Recipe of the week: Vietnamese glazed Royal Red Shrimp with spicy green apple slaw


This dish highlights the sweet flavors of the Royal Red Shrimp by contrasting it with the spicy glaze and slaw. The fish sauce, garlic and chilies make it especially pungent and well rounded. This appetizer is the perfect combination of contrasting flavors and textures – crispy and crunchy, hot and cold, tart and spicy all work well together in this dish that can be prepared year-round. Royal Reds look like huge shrimp but taste more like a combination of lobster and scallops. With a texture similar to shrimp, they are known for their rich, buttery flavor that has a touch of brininess to it. Although larger than shrimp, surprisingly they require a bit less cooking time, so make sure not to overcook their delicate meat. Although Royal Reds are a firm favorite, if they are not available, you could substitute them with White Gulf Shrimp.

Seafood in general lends itself well to the flavors and textures of Southeast Asian preparations and this Vietnamese Glazed Shrimp appetizer is a prime example of that.
And this particular dish is the perfect appetizer for any dinner party, as you can prepare both the glaze and the slaw dressing ahead of time. In fact, the glaze can last up to two weeks in the fridge. The slaw dressing can be made up to two days in advance.

Ingredients

Vietnamese glaze

1 cup sugar
½ cup water
2 tablespoons fish sauce, combine with 1 tablespoon water
2 tablespoons shallot, finely diced
2 tablespoons ginger, finely diced
1 tablespoons garlic, finely diced
1tablespoon sesame oil
½ teaspoon cracked black pepper
½ teaspoon red chili flake

First make the fish sauce caramel. To make combine 1 cup sugar with ½ cup water in small saucepan, without stirring, cook on medium heat until it has an amber color, then carefully add 2 tablespoons fish sauce and 1 tablespoon water. It is hot and will splatter and also fish sauce is a little stinky, open window. Sauté garlic, shallots, and ginger in sesame oil until soft, about five minutes. Add sautéed vegetables, pepper, and chili flake to fish sauce caramel.

Slaw dressing

3 limes juiced
2 tablespoons brown sugar
1 each Thai chilli
2 tablespoons fish sauce
1 teaspoon dried shrimp
Place all ingredients in blender and blend until smooth.

Green apple slaw

2 each Granny Smith apples
1 each medium carrot

Using a mandoline or knife cut the apples and carrots into a ¼ inch julienne. Apples will oxidize and turn brown, do not cut until you are getting ready to serve.

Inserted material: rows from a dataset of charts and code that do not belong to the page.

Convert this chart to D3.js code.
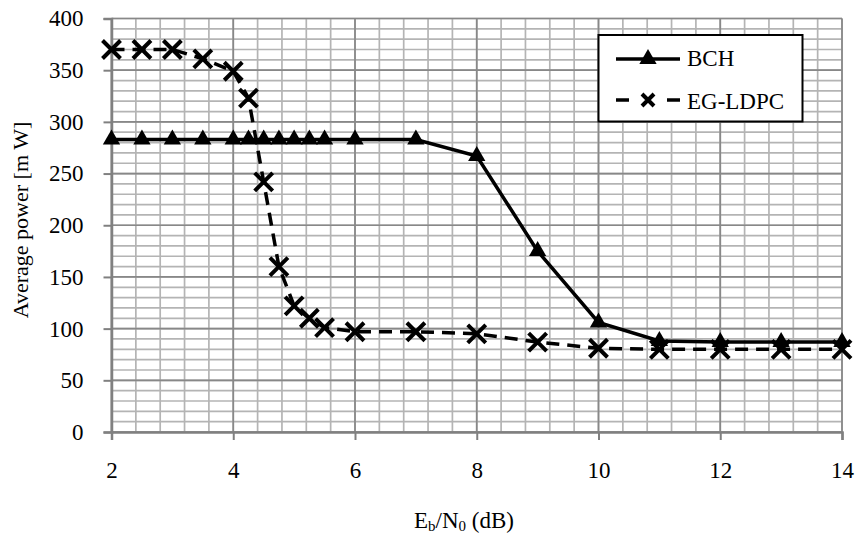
<!DOCTYPE html>
<html>
<head>
<meta charset="utf-8">
<script src="https://cdn.jsdelivr.net/npm/d3@7"></script>
<style>
  html, body { margin: 0; padding: 0; background: #fff; }
</style>
</head>
<body>
<svg id="chart" width="859" height="535"></svg>
<script>
// ---- data ----
const bchX = [2, 2.5, 3, 3.5, 4, 4.25, 4.5, 4.75, 5, 5.25, 5.5, 6, 7, 8, 9, 10, 11, 12, 13, 14];
const bchY = [283, 283, 283, 283, 283, 283, 283, 283, 283, 283, 283, 283, 283, 267, 175, 106, 88, 87, 87, 87];
const ldpcX = [2, 2.5, 3, 3.5, 4, 4.25, 4.5, 4.75, 5, 5.25, 5.5, 6, 7, 8, 9, 10, 11, 12, 13, 14];
const ldpcY = [370, 370, 370, 361, 349, 323, 242, 160, 122, 110, 101, 97, 97, 95, 87, 81, 80, 80, 80, 80];
const xTicks = [2, 4, 6, 8, 10, 12, 14];
const yTicks = [0, 50, 100, 150, 200, 250, 300, 350, 400];
const seriesNames = ["BCH", "EG-LDPC"];

const FONT = "Liberation Serif";
const FS = 23;

// ---- layout ----
const svg = d3.select("#chart");
const x = d3.scaleLinear().domain([2, 14]).range([111.5, 842]);
const y = d3.scaleLinear().domain([0, 400]).range([432, 18.5]);

const grid = svg.append("g");
const xMinor = d3.range(0, 31).map(i => 2 + i * 0.4);
grid.selectAll(".vmin").data(xMinor).join("line")
  .attr("x1", d => x(d)).attr("x2", d => x(d))
  .attr("y1", y(0)).attr("y2", y(400))
  .attr("stroke", "#b4b4b4").attr("stroke-width", 1.7);
const yMinor = d3.range(0, 41).map(i => i * 10);
grid.selectAll(".hmin").data(yMinor).join("line")
  .attr("x1", x(2)).attr("x2", x(14))
  .attr("y1", d => y(d)).attr("y2", d => y(d))
  .attr("stroke", "#b4b4b4").attr("stroke-width", 1.7);
grid.selectAll(".vmaj").data(xTicks).join("line")
  .attr("x1", d => x(d)).attr("x2", d => x(d))
  .attr("y1", y(0)).attr("y2", y(400))
  .attr("stroke", "#888888").attr("stroke-width", 1.7);
grid.selectAll(".hmaj").data(yTicks).join("line")
  .attr("x1", x(2)).attr("x2", x(14))
  .attr("y1", d => y(d)).attr("y2", d => y(d))
  .attr("stroke", "#888888").attr("stroke-width", 1.7);

// axes
const xAxis = d3.axisBottom(x).tickValues(xTicks).tickSize(8).tickPadding(22).tickFormat(d3.format("d"));
const gx = svg.append("g").attr("transform", `translate(0,${y(0)})`).call(xAxis);
gx.select(".domain").attr("stroke", "#808080").attr("stroke-width", 2.5);
gx.selectAll(".tick line").attr("stroke", "#808080").attr("stroke-width", 2);
gx.selectAll(".tick text").style("font-family", FONT).style("font-size", FS + "px").attr("fill", "#000");

const yAxis = d3.axisLeft(y).tickValues(yTicks).tickSize(8).tickPadding(20).tickFormat(d3.format("d"));
const gy = svg.append("g").attr("transform", `translate(${x(2)},0)`).call(yAxis);
gy.select(".domain").attr("stroke", "#808080").attr("stroke-width", 2.5);
gy.selectAll(".tick line").attr("stroke", "#808080").attr("stroke-width", 2);
gy.selectAll(".tick text").style("font-family", FONT).style("font-size", FS + "px").attr("fill", "#000");

// axis titles
const xt = svg.append("text").attr("x", 414).attr("y", 528)
  .style("font-family", FONT).style("font-size", FS + "px").attr("fill", "#000");
xt.append("tspan").text("E");
xt.append("tspan").style("font-size", "15px").attr("dy", 3).text("b");
xt.append("tspan").attr("dy", -3).text("/N");
xt.append("tspan").style("font-size", "15px").attr("dy", 3).text("0");
xt.append("tspan").attr("dy", -3).text(" (dB)");

svg.append("text")
  .attr("transform", `translate(28,220) rotate(-90)`)
  .attr("text-anchor", "middle")
  .style("font-family", FONT).style("font-size", "22px").attr("fill", "#000")
  .text("Average power [m W]");

// series
const line = d3.line().x(d => x(d[0])).y(d => y(d[1]));
const bch = bchX.map((v, i) => [v, bchY[i]]);
const ldpc = ldpcX.map((v, i) => [v, ldpcY[i]]);
const tri = d3.symbol().type(d3.symbolTriangle).size(130);

svg.append("path").datum(bch).attr("d", line)
  .attr("fill", "none").attr("stroke", "#000").attr("stroke-width", 3.5);
svg.selectAll(".tri").data(bch).join("path")
  .attr("d", tri).attr("transform", d => `translate(${x(d[0])},${y(d[1])})`)
  .attr("fill", "#000");

svg.append("path").datum(ldpc).attr("d", line)
  .attr("fill", "none").attr("stroke", "#000").attr("stroke-width", 3.5)
  .attr("stroke-dasharray", "13,8");
const cross = "M-9,-9L9,9M-9,9L9,-9";
svg.selectAll(".crs").data(ldpc).join("path")
  .attr("d", cross).attr("transform", d => `translate(${x(d[0])},${y(d[1])})`)
  .attr("stroke", "#000").attr("stroke-width", 4).attr("fill", "none");

// legend
const lg = svg.append("g");
lg.append("rect").attr("x", 598.5).attr("y", 35).attr("width", 204).attr("height", 86.5)
  .attr("fill", "#fff").attr("stroke", "#000").attr("stroke-width", 2);
lg.append("line").attr("x1", 616).attr("x2", 680).attr("y1", 59).attr("y2", 59)
  .attr("stroke", "#000").attr("stroke-width", 3.5);
lg.append("path").attr("d", tri).attr("transform", "translate(648,59)").attr("fill", "#000");
lg.append("text").attr("x", 687).attr("y", 66)
  .style("font-family", FONT).style("font-size", FS + "px").attr("fill", "#000").text(seriesNames[0]);
lg.append("line").attr("x1", 616).attr("x2", 680).attr("y1", 100).attr("y2", 100)
  .attr("stroke", "#000").attr("stroke-width", 3.5).attr("stroke-dasharray", "13,38");
lg.append("path").attr("d", "M-6,-6L6,6M-6,6L6,-6").attr("transform", "translate(648,100)")
  .attr("stroke", "#000").attr("stroke-width", 4).attr("fill", "none");
lg.append("text").attr("x", 687).attr("y", 109)
  .style("font-family", FONT).style("font-size", FS + "px").attr("fill", "#000").text(seriesNames[1]);
</script>
</body>
</html>
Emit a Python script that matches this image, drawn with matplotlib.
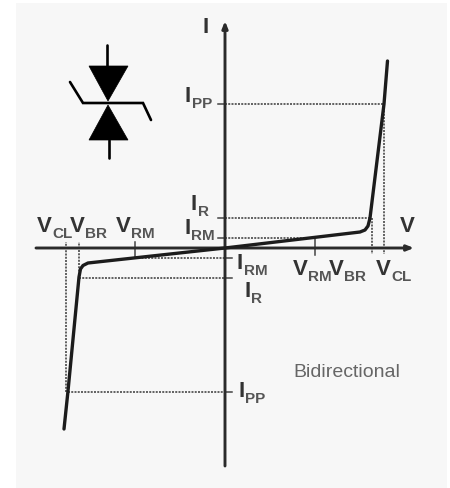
import matplotlib
matplotlib.use("Agg")
import matplotlib.pyplot as plt
from matplotlib.patches import Polygon, Rectangle

# I-V characteristic of a bidirectional TVS diode (arbitrary units, origin at axes crossing)
curve_v = [-161, -157, -146, -144.5, -142, -137, 0, 135, 140, 143, 145, 159, 162.5]
curve_i = [-181, -143, -29, -21, -17.5, -15, 0, 16, 18, 22, 30, 144, 187]

V_CL = 159
V_BR = 147
V_RM = 90
V_CL_N = -159
V_BR_N = -146
V_RM_N = -90
I_PP = 144
I_R = 30.5
I_RM = 10
I_PP_N = -144
I_R_N = -30
I_RM_N = -10

ink = "#2a2a2a"
dot = "#555555"
plt.rcParams["font.family"] = ["Liberation Sans", "DejaVu Sans"]

fig = plt.figure(figsize=(4.5, 4.89), dpi=100, facecolor="white")
ax = fig.add_axes([0, 0, 1, 1])
ax.set_xlim(-225, 225)
ax.set_ylim(-240, 249)
ax.axis("off")
ax.add_patch(Rectangle((-209, -240), 431, 485, fc="#f7f7f7", ec="none", zorder=0))

# guide lines
dots = dict(color=dot, lw=1.3, ls=(0, (1.1, 0.7)), zorder=2)
ax.plot([0, V_CL], [I_PP, I_PP], **dots)
ax.plot([0, V_BR - 2], [I_R, I_R], **dots)
ax.plot([0, V_RM], [I_RM, I_RM], **dots)
ax.plot([V_CL, V_CL], [I_PP, -6], **dots)
ax.plot([V_BR, V_BR], [I_R, -6], **dots)
ax.plot([V_CL_N, V_CL_N], [I_PP_N, 6], **dots)
ax.plot([V_BR_N, V_BR_N], [I_R_N, 6], **dots)
ax.plot([V_RM_N, 0], [I_RM_N, I_RM_N], **dots)
ax.plot([V_BR_N, 0], [I_R_N, I_R_N], **dots)
ax.plot([V_CL_N + 2, 0], [I_PP_N, I_PP_N], **dots)

# ticks
tick = dict(color="#444444", lw=1.1, zorder=2)
ax.plot([V_RM, V_RM], [-7, 9], **tick)
ax.plot([V_RM_N, V_RM_N], [-9, 6], **tick)
for y in (I_PP, I_R, I_RM):
    ax.plot([-7, 0], [y, y], **tick)
for y in (I_PP_N, I_R_N, I_RM_N):
    ax.plot([0, 7], [y, y], **tick)

# axes with arrows
ax.annotate("", xy=(189, 0), xytext=(-189, 0), zorder=3,
            arrowprops=dict(arrowstyle="-|>,head_length=0.4,head_width=0.16", color=ink, lw=2.1, shrinkA=0, shrinkB=0))
ax.annotate("", xy=(0, 227), xytext=(0, -218), zorder=3,
            arrowprops=dict(arrowstyle="-|>,head_length=0.4,head_width=0.16", color=ink, lw=2.1, shrinkA=0, shrinkB=0))

# characteristic
ax.plot(curve_v, curve_i, color="#1c1c1c", lw=2.4, solid_joinstyle="round", solid_capstyle="round", zorder=4)

# TVS symbol
sym = dict(color="black", lw=1.9, solid_capstyle="round", zorder=5)
ax.plot([-118, -118], [203, 182], **sym)
ax.plot([-116, -116], [108, 90], **sym)
ax.plot([-155, -142, -82, -74], [166, 145, 145, 128], solid_joinstyle="miter", **sym)
ax.add_patch(Polygon([(-136, 182), (-97, 182), (-117, 147)], fc="black", ec="black", lw=0.5, zorder=5))
ax.add_patch(Polygon([(-136, 108), (-97, 108), (-117, 143)], fc="black", ec="black", lw=0.5, zorder=5))

# labels: main letter, subscript, left edge and baseline
labels = [
    ("I", "", -22, 216),
    ("I", "PP", -40, 147),
    ("I", "R", -34, 39),
    ("I", "RM", -41, 15),
    ("V", "CL", -188, 17),
    ("V", "BR", -155, 17),
    ("V", "RM", -109, 17),
    ("V", "", 175, 17),
    ("I", "RM", 12, -20),
    ("I", "R", 19, -48),
    ("V", "RM", 68, -26),
    ("V", "BR", 104, -26),
    ("V", "CL", 151, -26),
    ("I", "PP", 13, -148),
]
for main, sub, x, y in labels:
    ax.text(x, y, main, fontsize=16, fontweight="bold", color="#333333", ha="left", va="baseline", zorder=6)
    if sub:
        adv = 15 if main == "V" else 7
        ax.text(x + adv, y - 6, sub, fontsize=11, fontweight="bold", color="#555555", ha="left", va="baseline", zorder=6)

ax.text(68, -128, "Bidirectional", fontsize=14, color="#666666", ha="left", va="baseline", zorder=6)

fig.savefig("out.png", dpi=100, facecolor="white")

2 pounds Royal Red Shrimp (peeled and deveined, leaving tail intact)

Tempura batter

½ cup all-purpose flour, plus extra ¼ cup for dusting
½ cup corn starch
½ cup rice flour
1 ¾ cups soda water

With together the flour, rice flour and corn starch, add the soda water and mix until smooth (do not overmix)

Directions

Vietnamese glaze

1 cup sugar
½ cup water
2 tablespoons fish sauce, combine with 1 tablespoon water
2 tablespoons shallot, finely diced
2 tablespoons ginger, finely diced
1 tablespoons garlic, finely diced
1tablespoon sesame oil
½ teaspoon cracked black pepper
½ teaspoon red chili flake

First make the fish sauce caramel. To make combine 1 cup sugar with ½ cup water in small saucepan, without stirring, cook on medium heat until it has an amber color, then carefully add 2 tablespoons fish sauce and 1 tablespoon water. It is hot and will splatter and also fish sauce is a little stinky, open window. Sauté garlic, shallots, and ginger in sesame oil until soft, about five minutes. Add sautéed vegetables, pepper, and chili flake to fish sauce caramel.

Slaw dressing

Place all the ingredients in a blender and blend until smooth.

Green apple slaw

Using a mandoline or knife cut the apples and carrots into a ¼ inch julienne. Apples will oxidize and turn brown, so do not cut until you are getting ready to serve.

Tempura batter

Combine the flour, rice flour and corn starch, add the soda water and mix until smooth (do not overmix).

Shrimp

To cook the shrimp, add enough vegetable oil to cover the bottom of a saucepan 2 inches deep with the oil and heat to 350 degrees. To test, add a drop of batter and the oil should bubble around the batter. Dust shrimp with the ¼ cup of flour and then, holding by the tail, dip it into the tempura batter, then very slowly place the shrimp into the hot oil. Work in batches of only a few shrimps at a time for 2-3 minutes until slightly crisp on the outside. Brush cooked shrimp liberally with the Vietnamese glaze. Dress apple slaw with ¼ cup of dressing. Place slaw in a shallow bowl and arrange shrimp on top, garnish with fresh herbs (basil, mint, cilantro, dill). Enjoy!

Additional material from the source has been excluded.